■ What the task requires
Give again, exactly as written, the lines of the records below from the line with "Output the Python" to the line with "import plotly.graph_objects as go". Both end lines count; pictures do not.

(Figure scripts)

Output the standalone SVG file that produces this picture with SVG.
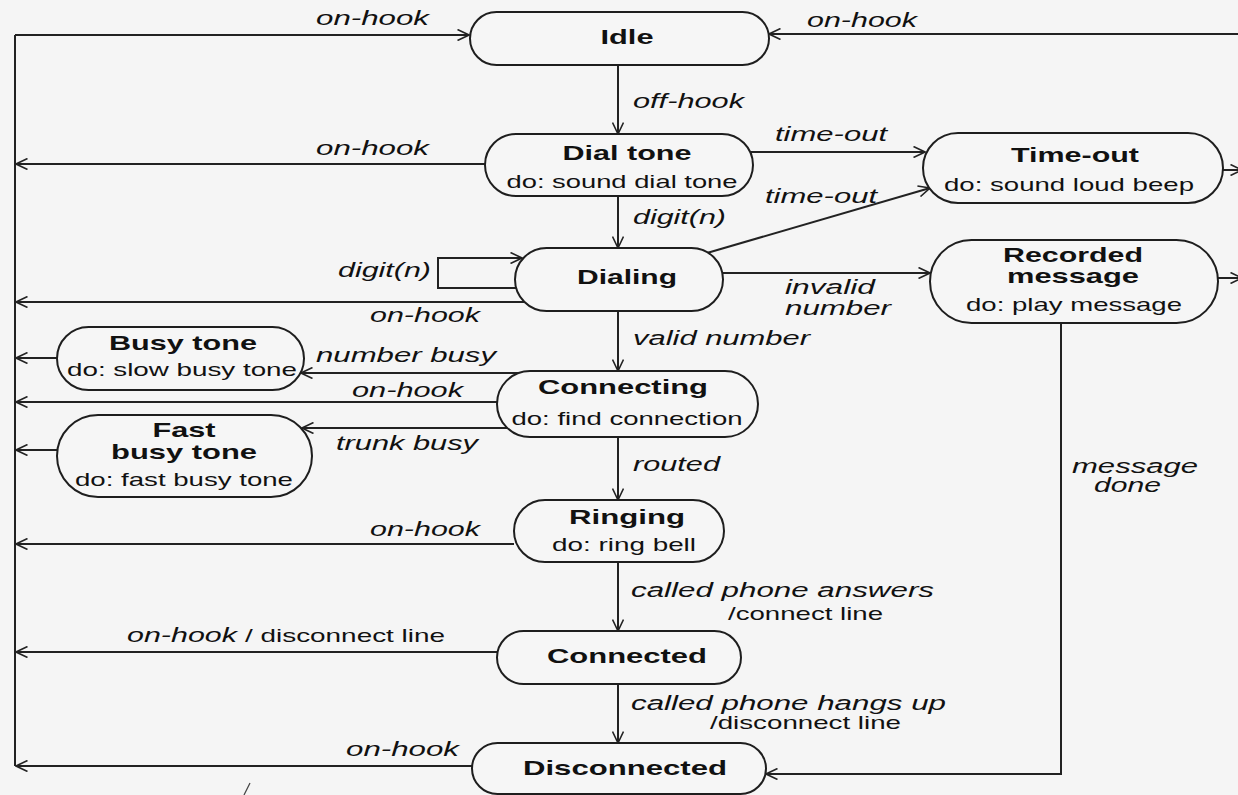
<svg xmlns="http://www.w3.org/2000/svg" width="1238" height="795" viewBox="0 0 1238 795">
  <defs>
    <marker id="arr" viewBox="0 0 13 12" refX="12" refY="6" markerWidth="13" markerHeight="12" markerUnits="userSpaceOnUse" orient="auto">
      <path d="M0.5,0.5 L12,6 L0.5,11.5" fill="none" stroke="#222" stroke-width="1.6"/>
    </marker>
    <style>
      .node { fill: #f6f6f6; stroke: #1e1e1e; stroke-width: 2; }
      .edge { fill: none; stroke: #222; stroke-width: 2; }
      .arr { marker-end: url(#arr); }
      text { font-family: "Liberation Sans", Arial, sans-serif; fill: #111; }
      .title { font-size: 21px; font-weight: bold; text-anchor: middle; }
      .act { font-size: 19px; text-anchor: middle; }
      .lbl { font-size: 20px; font-style: italic; }
      .plain { font-size: 19px; }
    </style>
  </defs>

  <rect x="0" y="0" width="1238" height="795" fill="#f5f5f5"/>

  <!-- transitions -->
  <g id="connectors">
    <!-- shared on-hook return bus on the left -->
    <path class="edge" d="M15,766 L15,35"/>
    <path class="edge arr" d="M15,35 L469,35"/>
    <path class="edge arr" d="M1238,34 L769,34"/>
    <path class="edge arr" d="M618,65 L618,134"/>
    <path class="edge arr" d="M486,164 L16,164"/>
    <path class="edge arr" d="M750,152 L925,152"/>
    <path class="edge arr" d="M618,196 L618,248"/>
    <path class="edge arr" d="M707,253 L930,188"/>
    <path class="edge arr" d="M518,288 L438,288 L438,258 L522,258"/>
    <path class="edge arr" d="M524,302 L16,302"/>
    <path class="edge arr" d="M723,273 L930,273"/>
    <path class="edge arr" d="M618,311 L618,371"/>
    <path class="edge arr" d="M522,373 L301,373"/>
    <path class="edge arr" d="M57,358 L16,358"/>
    <path class="edge arr" d="M497,402 L16,402"/>
    <path class="edge arr" d="M512,428 L302,428"/>
    <path class="edge arr" d="M57,450 L16,450"/>
    <path class="edge arr" d="M618,437 L618,500"/>
    <path class="edge arr" d="M514,544 L16,544"/>
    <path class="edge arr" d="M618,562 L618,631"/>
    <path class="edge arr" d="M497,652 L16,652"/>
    <path class="edge arr" d="M618,684 L618,743"/>
    <path class="edge arr" d="M472,766 L16,766"/>
    <path class="edge arr" d="M1061,323 L1061,774 L766,774"/>
    <path class="edge arr" d="M1223,170 L1242,170"/>
    <path class="edge arr" d="M1218,278 L1242,278"/>

    <text class="lbl" x="316" y="25" textLength="113" lengthAdjust="spacingAndGlyphs">on-hook</text>
    <text class="lbl" x="807" y="27" textLength="110" lengthAdjust="spacingAndGlyphs">on-hook</text>
    <text class="lbl" x="633" y="108" textLength="111" lengthAdjust="spacingAndGlyphs">off-hook</text>
    <text class="lbl" x="316" y="155" textLength="113" lengthAdjust="spacingAndGlyphs">on-hook</text>
    <text class="lbl" x="775" y="141" textLength="112" lengthAdjust="spacingAndGlyphs">time-out</text>
    <text class="lbl" x="765" y="203" textLength="112" lengthAdjust="spacingAndGlyphs">time-out</text>
    <text class="lbl" x="633" y="224" textLength="93" lengthAdjust="spacingAndGlyphs">digit(n)</text>
    <text class="lbl" x="338" y="277" textLength="93" lengthAdjust="spacingAndGlyphs">digit(n)</text>
    <text class="lbl" x="785" y="294" textLength="90" lengthAdjust="spacingAndGlyphs">invalid</text>
    <text class="lbl" x="785" y="315" textLength="106" lengthAdjust="spacingAndGlyphs">number</text>
    <text class="lbl" x="370" y="322" textLength="110" lengthAdjust="spacingAndGlyphs">on-hook</text>
    <text class="lbl" x="633" y="345" textLength="177" lengthAdjust="spacingAndGlyphs">valid number</text>
    <text class="lbl" x="316" y="362" textLength="180" lengthAdjust="spacingAndGlyphs">number busy</text>
    <text class="lbl" x="352" y="397" textLength="111" lengthAdjust="spacingAndGlyphs">on-hook</text>
    <text class="lbl" x="336" y="450" textLength="142" lengthAdjust="spacingAndGlyphs">trunk busy</text>
    <text class="lbl" x="633" y="471" textLength="87" lengthAdjust="spacingAndGlyphs">routed</text>
    <text class="lbl" x="1072" y="473" textLength="126" lengthAdjust="spacingAndGlyphs">message</text>
    <text class="lbl" x="1094" y="492" textLength="67" lengthAdjust="spacingAndGlyphs">done</text>
    <text class="lbl" x="370" y="536" textLength="110" lengthAdjust="spacingAndGlyphs">on-hook</text>
    <text class="lbl" x="631" y="597" textLength="303" lengthAdjust="spacingAndGlyphs">called phone answers</text>
    <text class="plain" x="728" y="620" textLength="155" lengthAdjust="spacingAndGlyphs">/connect line</text>
    <text class="lbl" x="127" y="642" textLength="110" lengthAdjust="spacingAndGlyphs">on-hook</text>
    <text class="plain" x="245" y="642" textLength="200" lengthAdjust="spacingAndGlyphs">/ disconnect line</text>
    <text class="lbl" x="631" y="710" textLength="315" lengthAdjust="spacingAndGlyphs">called phone hangs up</text>
    <text class="plain" x="710" y="729" textLength="191" lengthAdjust="spacingAndGlyphs">/disconnect line</text>
    <text class="lbl" x="346" y="756" textLength="113" lengthAdjust="spacingAndGlyphs">on-hook</text>
  </g>

  <!-- states -->
  <g id="idle">
    <rect class="node" x="470" y="12" width="299" height="53" rx="26.5"/>
    <text class="title" x="627" y="44" textLength="53" lengthAdjust="spacingAndGlyphs">Idle</text>
  </g>
  <g id="dial-tone">
    <rect class="node" x="485" y="134" width="268" height="62" rx="31"/>
    <text class="title" x="627" y="160" textLength="129" lengthAdjust="spacingAndGlyphs">Dial tone</text>
    <text class="act" x="622" y="188" textLength="231" lengthAdjust="spacingAndGlyphs">do: sound dial tone</text>
  </g>
  <g id="time-out">
    <rect class="node" x="923" y="133" width="300" height="70" rx="35"/>
    <text class="title" x="1075" y="162" textLength="128" lengthAdjust="spacingAndGlyphs">Time-out</text>
    <text class="act" x="1069" y="191" textLength="250" lengthAdjust="spacingAndGlyphs">do: sound loud beep</text>
  </g>
  <g id="dialing">
    <rect class="node" x="515" y="248" width="208" height="63" rx="31.5"/>
    <text class="title" x="627" y="284" textLength="100" lengthAdjust="spacingAndGlyphs">Dialing</text>
  </g>
  <g id="recorded-message">
    <rect class="node" x="930" y="240" width="288" height="83" rx="41.5"/>
    <text class="title" x="1073" y="262" textLength="140" lengthAdjust="spacingAndGlyphs">Recorded</text>
    <text class="title" x="1073" y="283" textLength="132" lengthAdjust="spacingAndGlyphs">message</text>
    <text class="act" x="1074" y="311" textLength="216" lengthAdjust="spacingAndGlyphs">do: play message</text>
  </g>
  <g id="busy-tone">
    <rect class="node" x="57" y="327" width="247" height="63" rx="31.5"/>
    <text class="title" x="183" y="350" textLength="148" lengthAdjust="spacingAndGlyphs">Busy tone</text>
    <text class="act" x="182" y="376" textLength="230" lengthAdjust="spacingAndGlyphs">do: slow busy tone</text>
  </g>
  <g id="connecting">
    <rect class="node" x="497" y="371" width="261" height="66" rx="33"/>
    <text class="title" x="623" y="394" textLength="170" lengthAdjust="spacingAndGlyphs">Connecting</text>
    <text class="act" x="627" y="425" textLength="231" lengthAdjust="spacingAndGlyphs">do: find connection</text>
  </g>
  <g id="fast-busy-tone">
    <rect class="node" x="57" y="415" width="255" height="82" rx="41"/>
    <text class="title" x="184" y="437" textLength="63" lengthAdjust="spacingAndGlyphs">Fast</text>
    <text class="title" x="184" y="459" textLength="146" lengthAdjust="spacingAndGlyphs">busy tone</text>
    <text class="act" x="184" y="486" textLength="218" lengthAdjust="spacingAndGlyphs">do: fast busy tone</text>
  </g>
  <g id="ringing">
    <rect class="node" x="514" y="500" width="210" height="62" rx="31"/>
    <text class="title" x="627" y="524" textLength="116" lengthAdjust="spacingAndGlyphs">Ringing</text>
    <text class="act" x="624" y="551" textLength="144" lengthAdjust="spacingAndGlyphs">do: ring bell</text>
  </g>
  <g id="connected">
    <rect class="node" x="497" y="631" width="244" height="53" rx="26.5"/>
    <text class="title" x="627" y="663" textLength="160" lengthAdjust="spacingAndGlyphs">Connected</text>
  </g>
  <g id="disconnected">
    <rect class="node" x="472" y="743" width="294" height="51" rx="25.5"/>
    <text class="title" x="625" y="775" textLength="204" lengthAdjust="spacingAndGlyphs">Disconnected</text>
  </g>

  <!-- small pen stroke near the bottom edge -->
  <path d="M244,795 L250,783" fill="none" stroke="#444" stroke-width="1.2"/>
</svg>
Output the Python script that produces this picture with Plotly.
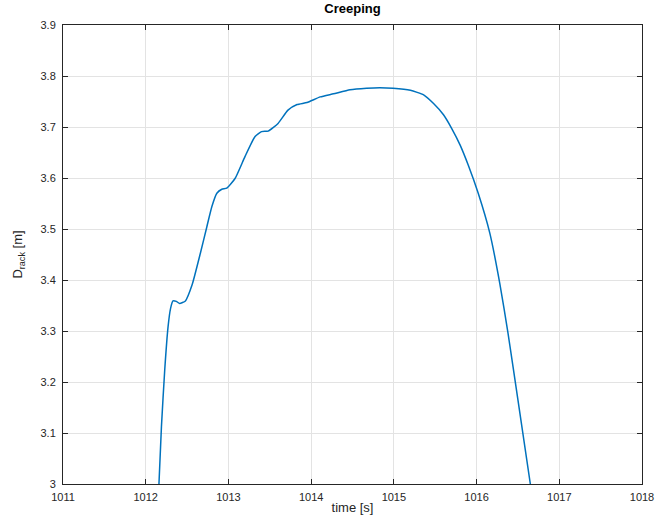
import plotly.graph_objects as go

time_s = [1012.16, 1012.19, 1012.23, 1012.27, 1012.30, 1012.33, 1012.37, 1012.41, 1012.48,
          1012.56, 1012.66, 1012.74, 1012.80, 1012.86, 1012.92, 1012.98, 1013.08, 1013.20,
          1013.32, 1013.40, 1013.48, 1013.60, 1013.72, 1013.83, 1013.95, 1014.11, 1014.27,
          1014.47, 1014.67, 1014.83, 1014.99, 1015.20, 1015.36, 1015.48, 1015.60, 1015.70,
          1015.80, 1015.90, 1016.02, 1016.16, 1016.28, 1016.38, 1016.50, 1016.65]
d_rack = [3.000, 3.112, 3.224, 3.308, 3.344, 3.359, 3.358, 3.354, 3.359,
          3.390, 3.452, 3.505, 3.544, 3.570, 3.578, 3.580, 3.599, 3.642,
          3.681, 3.691, 3.692, 3.707, 3.733, 3.744, 3.748, 3.759, 3.765,
          3.773, 3.776, 3.777, 3.776, 3.772, 3.763, 3.746, 3.724, 3.697,
          3.665, 3.625, 3.570, 3.492, 3.394, 3.296, 3.165, 3.000]

x_ticks = [1011, 1012, 1013, 1014, 1015, 1016, 1017, 1018]
y_ticks = [3.0, 3.1, 3.2, 3.3, 3.4, 3.5, 3.6, 3.7, 3.8, 3.9]
y_tick_text = ["3", "3.1", "3.2", "3.3", "3.4", "3.5", "3.6", "3.7", "3.8", "3.9"]

fig = go.Figure()
fig.add_trace(go.Scatter(x=time_s, y=d_rack, mode="lines",
                         line=dict(color="#0072BD", width=1.5, shape="spline", smoothing=0.5),
                         showlegend=False))

font = "Liberation Sans, Arial, Helvetica, sans-serif"
axis_common = dict(showgrid=True, gridcolor="#E3E3E3", gridwidth=1,
                   showline=True, linecolor="#262626", linewidth=1, mirror="allticks",
                   ticks="inside", ticklen=5, tickcolor="#262626",
                   tickfont=dict(family=font, size=11, color="#262626"),
                   zeroline=False, automargin=False)

fig.update_layout(
    width=659, height=523,
    margin=dict(l=63, r=17, t=25, b=39, autoexpand=False),
    plot_bgcolor="white", paper_bgcolor="white",
    title=dict(text="<b>Creeping</b>", x=0.5, xref="paper", xanchor="center",
               y=1, yref="container", yanchor="top", pad=dict(t=4),
               font=dict(family=font, size=13, color="black")),
    xaxis=dict(range=[1011, 1018], tickvals=x_ticks, ticktext=[str(v) for v in x_ticks],
               ticklabelstandoff=3,
               title=dict(text="time [s]", font=dict(family=font, size=13, color="#262626"), standoff=0),
               **axis_common),
    yaxis=dict(range=[3.0, 3.9], tickvals=y_ticks, ticktext=y_tick_text,
               ticklabelstandoff=4,
               title=dict(text="D<sub>rack</sub> [m]", font=dict(family=font, size=13, color="#262626"), standoff=14),
               **axis_common),
)

fig.write_html("out.html")
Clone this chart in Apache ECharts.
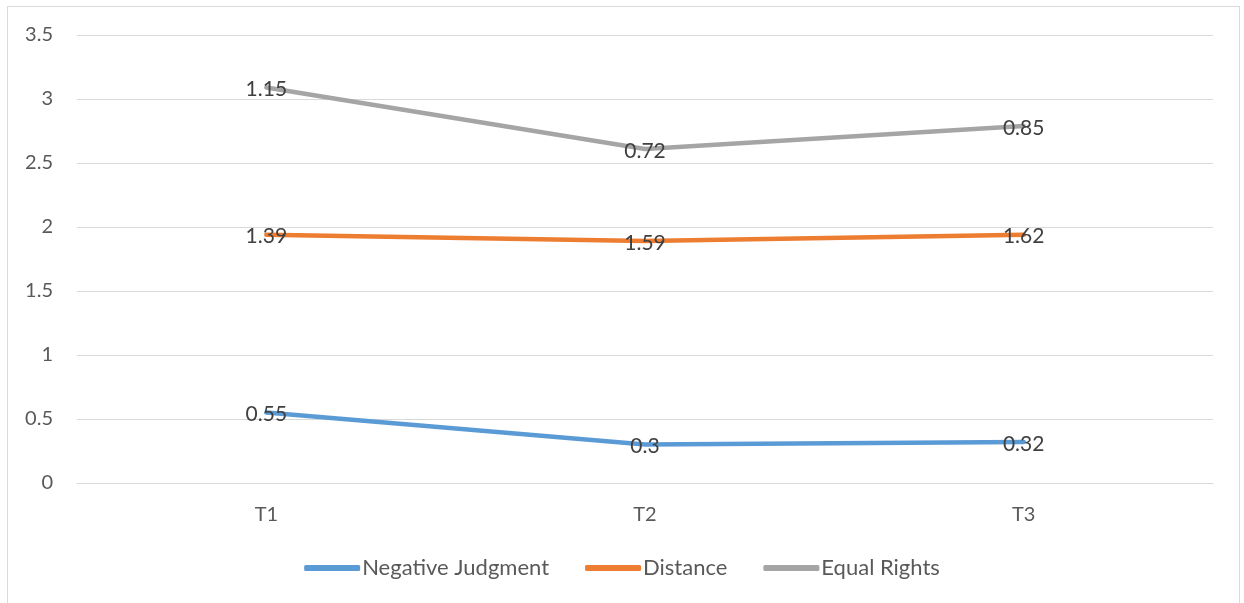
<!DOCTYPE html>
<html><head><meta charset="utf-8">
<script src="https://cdn.jsdelivr.net/npm/echarts@6/dist/echarts.min.js"></script>
<style>
html,body{margin:0;padding:0;background:#fff;}
#frame{position:absolute;left:7px;top:6px;width:1233px;height:610px;border:1px solid #d9d9d9;box-sizing:border-box;}
#chart{position:absolute;left:0;top:0;width:1244px;height:603px;}
</style></head><body>
<div id="frame"></div>
<div id="chart"></div>
<script>
const categories = ['T1','T2','T3'];
const negativeJudgment = [0.55, 0.3, 0.32];
const distance = [1.39, 1.59, 1.62];
const equalRights = [1.15, 0.72, 0.85];
const seriesNames = ['Negative Judgment','Distance','Equal Rights'];
const colors = ['#5B9BD5','#ED7D31','#A5A5A5'];
const font = 'Lato, "Open Sans", sans-serif';
const chart = echarts.init(document.getElementById('chart'));
const mk = (name, data, color) => ({
  name, type:'line', stack:'total', data, symbol:'circle', showSymbol:true, symbolSize:2,
  lineStyle:{width:4.5, color, cap:'round', join:'round'}, itemStyle:{color},
  label:{show:true, position:'inside', offset:[0,2], color:'#404040', fontSize:21, fontFamily:font},
  emphasis:{disabled:true}, animation:false
});
chart.setOption({
  animation:false,
  color: colors,
  grid:{left:77, right:31, top:35, bottom:120, containLabel:false},
  xAxis:{type:'category', data:categories, boundaryGap:true,
    axisLine:{show:true, lineStyle:{color:'#d9d9d9', width:1}}, axisTick:{show:false},
    axisLabel:{color:'#595959', fontSize:20, fontFamily:font, margin:22}},
  yAxis:{type:'value', min:0, max:3.5, interval:0.5,
    axisLine:{show:false}, axisTick:{show:false},
    splitLine:{lineStyle:{color:'#d9d9d9', width:1}},
    axisLabel:{color:'#595959', fontSize:20, fontFamily:font, margin:24}},
  legend:{top:552, left:'center', itemWidth:56, itemHeight:6, itemGap:36,
    icon:'roundRect',
    textStyle:{color:'#595959', fontSize:22, fontFamily:font, padding:[0,0,0,-3]},
    data:seriesNames},
  series:[
    mk(seriesNames[0], negativeJudgment, colors[0]),
    mk(seriesNames[1], distance, colors[1]),
    mk(seriesNames[2], equalRights, colors[2])
  ]
});
</script></body></html>
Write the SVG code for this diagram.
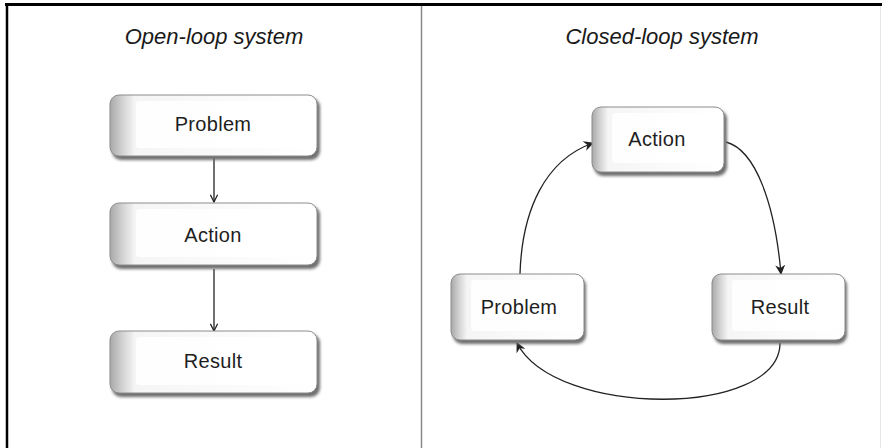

■ In response
Output the Python script that produces this picture with Plotly.
import plotly.graph_objects as go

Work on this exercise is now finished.